Monday, 22nd September 2008
The only major hardware modification since last time is the addition of another 32KB SRAM.
This appears as two 16KB pages in the $4000..$7FFF slot. Currently only the first page is used for OS variables and scratch space, freeing up the upper 32KB entirely for BBC BASIC's use.
One other minor hardware addition is support for a dual-coloured LED on the control port. This LED will be used to signify file access - reads by a green LED and writes by a red LED. As such I haven't implemented a proper file system, but typing SAVE "FILE" or LOAD "FILE" at the prompt will transfer data between the Z80 RAM and a 24LC256 32KB EEPROM. The routines do not pay attention to any file name specified - the first two bytes on the EEPROM indicate the file size, and the rest of the EEPROM is the file. I think some sort of simplified version of FAT may work well, as the EEPROM has a natural page size of 64 bytes which could be used in place of clusters.
Adding the second 32KB SRAM required soldering wires to the underside of the stripboard, not something I'd recommend!
As I have not yet added any graphical commands to BBC BASIC, and as porting assembly programs to this hardware is going to be a bit of a pain until I decide on the way the OS is going to work, I decided to try and port Vinegar to the system. Vinegar is a CHIP-8 and SCHIP interpreter - CHIP-8 programs being simple bytecode and so relatively simple to interpret.

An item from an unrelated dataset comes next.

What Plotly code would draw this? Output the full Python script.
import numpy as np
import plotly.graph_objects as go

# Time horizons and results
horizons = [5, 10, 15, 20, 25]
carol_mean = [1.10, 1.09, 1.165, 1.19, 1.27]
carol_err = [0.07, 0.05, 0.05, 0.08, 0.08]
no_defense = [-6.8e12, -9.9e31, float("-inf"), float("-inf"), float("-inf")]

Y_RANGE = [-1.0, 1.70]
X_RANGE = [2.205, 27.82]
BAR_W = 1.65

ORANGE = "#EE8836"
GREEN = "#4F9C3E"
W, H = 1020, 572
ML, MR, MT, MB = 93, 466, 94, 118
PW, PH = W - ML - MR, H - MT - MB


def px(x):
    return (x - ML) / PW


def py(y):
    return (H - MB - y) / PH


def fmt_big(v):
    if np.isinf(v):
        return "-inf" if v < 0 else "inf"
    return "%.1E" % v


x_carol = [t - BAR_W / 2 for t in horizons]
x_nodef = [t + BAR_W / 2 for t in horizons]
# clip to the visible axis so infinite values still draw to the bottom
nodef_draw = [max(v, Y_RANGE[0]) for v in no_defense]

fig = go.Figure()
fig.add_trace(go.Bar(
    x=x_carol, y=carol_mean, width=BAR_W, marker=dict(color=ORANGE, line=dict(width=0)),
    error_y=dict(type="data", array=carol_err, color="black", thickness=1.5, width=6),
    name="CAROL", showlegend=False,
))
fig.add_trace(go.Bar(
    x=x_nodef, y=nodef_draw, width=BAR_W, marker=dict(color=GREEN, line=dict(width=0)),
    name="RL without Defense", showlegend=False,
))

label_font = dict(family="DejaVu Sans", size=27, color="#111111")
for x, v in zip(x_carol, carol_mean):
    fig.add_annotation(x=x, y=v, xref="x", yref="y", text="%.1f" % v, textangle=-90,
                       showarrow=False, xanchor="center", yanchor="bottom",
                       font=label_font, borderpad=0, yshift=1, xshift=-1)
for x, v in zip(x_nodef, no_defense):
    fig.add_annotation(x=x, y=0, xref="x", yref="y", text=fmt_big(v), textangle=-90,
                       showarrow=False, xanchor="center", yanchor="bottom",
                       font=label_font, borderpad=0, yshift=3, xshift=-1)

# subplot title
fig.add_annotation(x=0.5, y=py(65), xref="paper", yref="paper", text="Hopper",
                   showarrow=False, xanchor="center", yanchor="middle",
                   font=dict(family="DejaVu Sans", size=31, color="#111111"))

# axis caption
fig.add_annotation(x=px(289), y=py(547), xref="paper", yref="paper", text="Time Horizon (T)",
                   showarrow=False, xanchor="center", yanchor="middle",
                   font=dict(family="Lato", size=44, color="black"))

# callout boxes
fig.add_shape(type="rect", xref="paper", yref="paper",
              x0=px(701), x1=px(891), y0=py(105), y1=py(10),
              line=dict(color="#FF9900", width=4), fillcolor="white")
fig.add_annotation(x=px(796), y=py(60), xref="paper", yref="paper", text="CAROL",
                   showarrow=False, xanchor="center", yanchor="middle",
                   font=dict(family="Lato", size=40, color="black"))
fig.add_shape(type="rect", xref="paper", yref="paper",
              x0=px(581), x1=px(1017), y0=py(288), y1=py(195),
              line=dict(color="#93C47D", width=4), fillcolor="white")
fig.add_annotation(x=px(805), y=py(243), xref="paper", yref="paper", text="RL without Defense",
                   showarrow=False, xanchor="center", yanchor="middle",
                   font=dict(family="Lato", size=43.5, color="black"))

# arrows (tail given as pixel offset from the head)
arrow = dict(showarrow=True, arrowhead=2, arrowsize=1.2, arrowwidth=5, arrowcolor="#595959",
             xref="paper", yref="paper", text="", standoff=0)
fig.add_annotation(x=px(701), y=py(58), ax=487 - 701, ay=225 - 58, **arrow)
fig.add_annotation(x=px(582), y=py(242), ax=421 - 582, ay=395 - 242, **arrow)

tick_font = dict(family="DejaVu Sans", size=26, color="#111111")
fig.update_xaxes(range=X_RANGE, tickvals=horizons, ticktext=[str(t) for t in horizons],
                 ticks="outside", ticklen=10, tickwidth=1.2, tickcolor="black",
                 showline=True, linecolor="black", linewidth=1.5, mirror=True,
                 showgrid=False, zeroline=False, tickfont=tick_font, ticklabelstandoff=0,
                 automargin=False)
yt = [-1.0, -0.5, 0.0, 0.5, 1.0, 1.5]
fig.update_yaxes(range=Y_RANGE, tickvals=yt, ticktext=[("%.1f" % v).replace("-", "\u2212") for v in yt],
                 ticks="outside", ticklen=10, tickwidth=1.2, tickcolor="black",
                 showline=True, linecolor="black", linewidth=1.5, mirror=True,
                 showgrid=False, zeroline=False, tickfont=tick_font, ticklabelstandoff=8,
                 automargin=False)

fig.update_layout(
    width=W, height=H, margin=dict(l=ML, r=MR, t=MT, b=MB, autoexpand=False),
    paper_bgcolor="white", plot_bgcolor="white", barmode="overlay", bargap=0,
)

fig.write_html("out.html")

The code I had written was difficult to port, however, being inefficiently and messily written, so I ended up rewriting all of it apart from the sprite drawing routines. The TI-83+ LCD follows the usual trend of storing 8 horizontal pixels in each byte of video memory. The LCD I have stores 8 vertical pixels in each byte of video memory, which means that each 8×8 pixel block in memory needs to be rotated by 90° before being sent to the LCD hardware. This is understandably very slow, and not helped by the Z80 only running at 2MHz. To further complicate issues, games rely on two 60Hz timers, and I have no timing hardware. The current version of the interpreter has some bugs, but is good enough to run some SCHIP programs.
CHIP-8 programs are displayed squashed in the top-left hand corner, as they're designed to run in a 64×32 video mode unlike SCHIP's 128×64 (happily, the resolution of the LCD) - typically, the one thing I really did need to fix for the new hardware, the sprite code, is the only thing I copied over. In reality, CHIP-8 graphics would need to be scaled up to fit the screen. Working out a way of getting the system to operate at 10MHz would really be a welcome upgrade!